1750-10-31, de Voltaire [François Marie Arouet] à Charles Augustin Feriol, comte d'Argental.

J'ajoute un petit mot à ma lettre.
C'est àpropos de Rome sauvée. Les anges prétendent qu'ils n'ont point vu sur la copie ces vers au 4ème acte:

Marchons, servons l'état contre eux et contre luy
Ou si des derniers cris de Rome ensanglantée
La pitié dans votre âme est du moins excitée
Courez au Capitole, allez vanger nos dieux
Deffendez leur azile, ou mourez à leurs yeux
Du fier Catalina soutenez les aproches.
Je ne vous ferai point d'inutiles reproches
D'avoir pu ballancer entre ce monstre et moy.
Vous sénateurs blanchis dans l'amour de la loy
Nommez un chef enfin, pour n'avoir point de maîtres
Amis de la vertu séparez vous des traitres
Point d'esprit de party etc.

On vient de faire un très bel opéra italien de ma Sémiramis.
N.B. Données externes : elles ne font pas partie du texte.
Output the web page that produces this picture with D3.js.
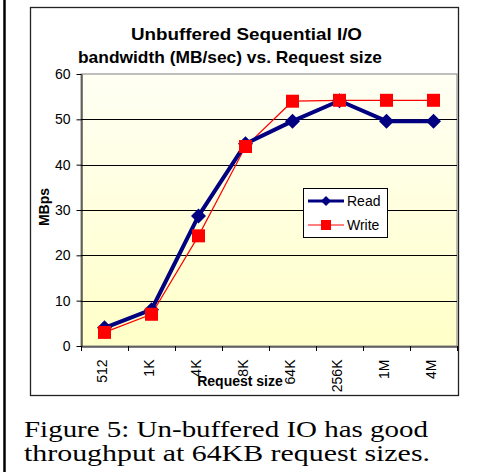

Pourquoy ne rejoue t'on pas cette pièce à Paris? Mais il faut tout attendre d'un siècle devenu barbare. Les Français n'ont conservé dans les belles lettres, que l'envie, et le mauvais goust. On rejouera Pirrus, Cenie. Vous souvient il de Cénie? Quels aplaudissements et quel pitoyable ouvrage! Je ne dis cela qu'à vous. Je n'écris à Paris à aucun hottentot.